As I went on to study science in college and after, my father would question me not so much about the technicalities of what I was learning, but about the underlying meaning—where the theories came from, why I felt they were beautiful, and what they said about us as human beings. This book, written decades later, is my attempt, finally, to answer those questions.
 
***
 
A few million years ago, we humans began to stand upright, altering our muscles and skeletons so that we could walk in an erect posture, which freed our hands to probe and manipulate the objects around us and extended the range of our gaze so that we could explore the far distance. But as we raised our stance, so too did our minds rise above those of other animals, allowing us to explore the world not just through eyesight but with our thoughts. We stand upright, but above all, we are thinkers.
 
The nobility of the human race lies in our drive to know, and our uniqueness as a species is reflected in the success we’ve achieved, after millennia of effort, in deciphering the puzzle that is nature. An ancient, given a microwave oven to heat his auroch meat, might have theorized that inside it was an army of hardworking, pea-size gods who built miniature bonfires under the food, then miraculously disappeared when the door was opened. But just as miraculous is the truth—that a handful of simple and inviolable abstract laws account for everything in our universe, from the workings of that microwave to the natural wonders of the world around us.
 
As our understanding of the natural world evolved, we progressed from perceiving the tides as being governed by a goddess to understanding them as the result of the gravitational pull of the moon, and we graduated from thinking of the stars as gods floating in the heavens to identifying them as nuclear furnaces that send photons our way. Today we understand the inner workings of our sun, a hundred million miles away, and the structure of an atom more than a billion times smaller than ourselves. That we have been able to decode these and other natural phenomena is not just a marvel. It also makes a gripping tale, and an epic one.
 
Some time ago, I spent a season on the writing staff of the television series Star Trek: The Next Generation.

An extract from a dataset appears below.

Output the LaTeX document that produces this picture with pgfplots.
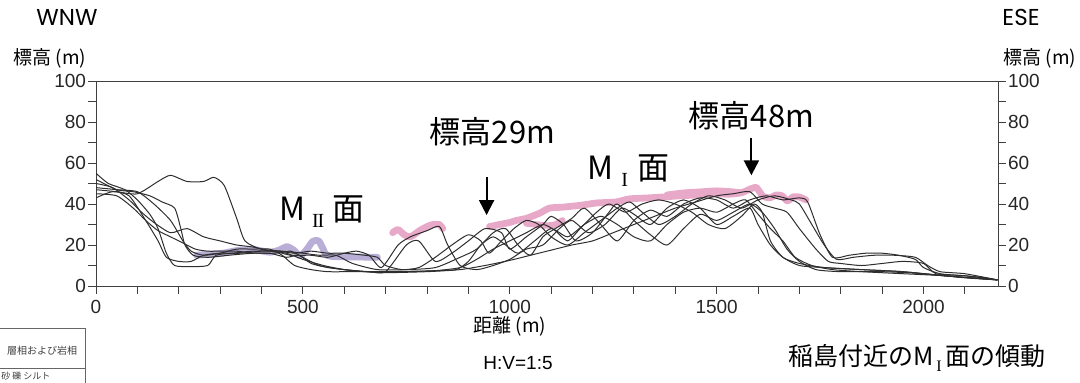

At my first story meeting there, at a table populated by all the show’s other writers and producers, I pitched an idea for an episode that excited me because it involved the real astrophysics of solar wind. All eyes were focused on me, the new guy, the physicist in their midst, as I enthusiastically detailed my idea, and the science behind it. When I was done—the pitch had taken less than a minute—I looked with great pride and satisfaction at my boss, a gruff, middle-aged producer who had once been an NYPD homicide detective. He stared at me for a moment, his face strangely unreadable, and then he said with great force, “Shut up, you f—king egghead!”
 
When I got over my embarrassment, I realized that what he was so succinctly telling me was that they had hired me for my storytelling abilities, not to conduct an extension school class on the physics of stars. His point was well taken, and I have let it guide my writing ever since. (His other memorable suggestion: if you ever sense that you are going to be fired, turn down the heat on your swimming pool.)
 
In the wrong hands, science can be famously boring. But the story of what we know and how we know it isn’t boring at all. It is supremely exciting. Full of episodes of discovery that are no less compelling than a Star Trek episode or our first trip to the moon, it is peopled by characters as passionate and quirky as those we know from art and music and literature, seekers whose insatiable curiosity took our species from its origins on the African savanna to the society we live in today.
 
How did they do that? How did we go from a species that had barely learned to walk upright and lived off whatever nuts and berries and roots we could harvest with our bare hands to one that flies airplanes, sends messages instantly around the globe, and re-creates in enormous laboratories the conditions of the early universe? That is the story I want to tell, for to know it is to understand your heritage as a human being.